Ia mengatakan, BP, Shell, dan Equinor mengurangi pengeluaran rendah karbon sebesar 8% pada 2024. Shell mengatakan bahwa mereka tetap berkomitmen untuk menjadi bisnis energi dengan emisi nol bersih pada tahun 2050 dan terus berinvestasi dalam transisi energi.
"Segmen angin lepas pantai telah melalui masa-masa sulit dalam beberapa tahun terakhir karena inflasi, kenaikan biaya, hambatan dalam rantai pasokan, dan Equinor akan terus selektif dan disiplin dalam pendekatan kami," tulis pernyataan Equinor.

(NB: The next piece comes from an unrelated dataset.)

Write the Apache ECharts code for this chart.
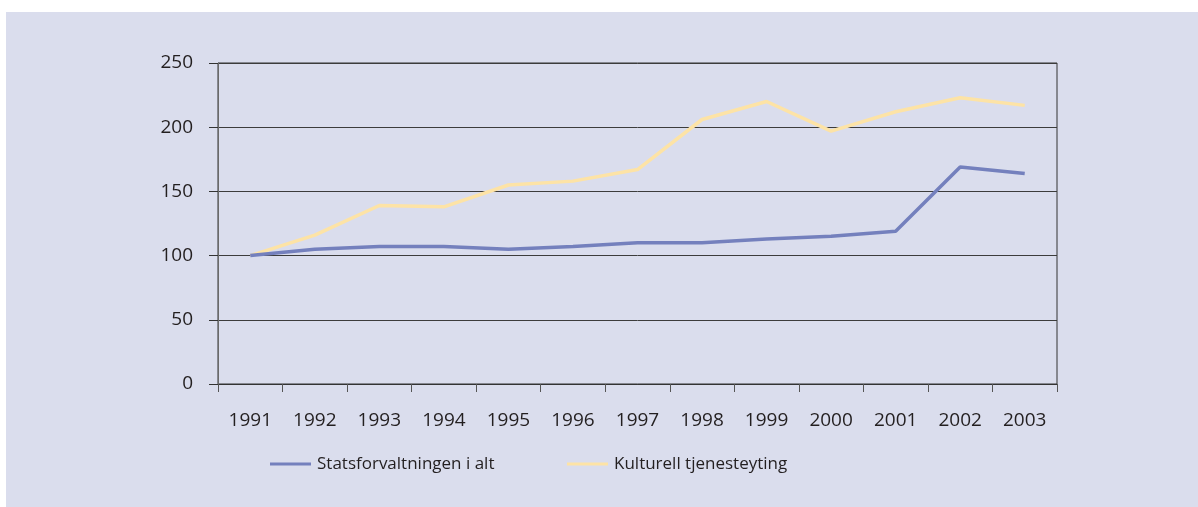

BP tidak menanggapi permintaan komentar.
Pemberhentian perusahaan minyak merupakan berita buruk bagi upaya mitigasi perubahan iklim. Emisi karbon yang memerangkap panas global diperkirakan akan naik ke titik tertinggi baru pada tahun 2024, yang akan menjadi tahun terhangat yang pernah tercatat.
Pada 2025 akan menjadi tahun penuh gejolak bagi sektor energi senilai US$3 triliun, dengan Donald Trump yang skeptis terhadap perubahan iklim kembali ke Gedung Putih. Tiongkok, importir minyak mentah terbesar di dunia, tengah berupaya menghidupkan kembali ekonominya yang sedang goyah, yang berpotensi meningkatkan permintaan minyak.
Eropa menghadapi ketidakpastian yang terus berlanjut atas perang di Ukraina dan kekacauan politik di Jerman dan Prancis. Semua ketegangan tersebut terungkap dalam konferensi iklim tahunan Perserikatan Bangsa-Bangsa di Baku, Azerbaijan, pada bulan November, ketika Presiden negara tuan rumah Ilham Aliyev, memuji minyak dan gas sebagai "karunia dari Tuhan".
KTT tersebut menghasilkan kesepakatan keuangan iklim global tetapi mengecewakan para pendukung iklim yang berharap pemerintah akan bersatu untuk menghentikan minyak, gas, dan batu bara.
Perusahaan-perusahaan energi akan mengamati apakah Trump menepati janji untuk mencabut kebijakan energi hijau penting Presiden Joe Biden, yang telah memacu investasi dalam energi terbarukan di seluruh Amerika Serikat. Trump telah berjanji untuk menarik Amerika Serikat dari upaya iklim global, dan telah menunjuk skeptis iklim lainnya, eksekutif minyak Chris Wright, sebagai menteri energinya.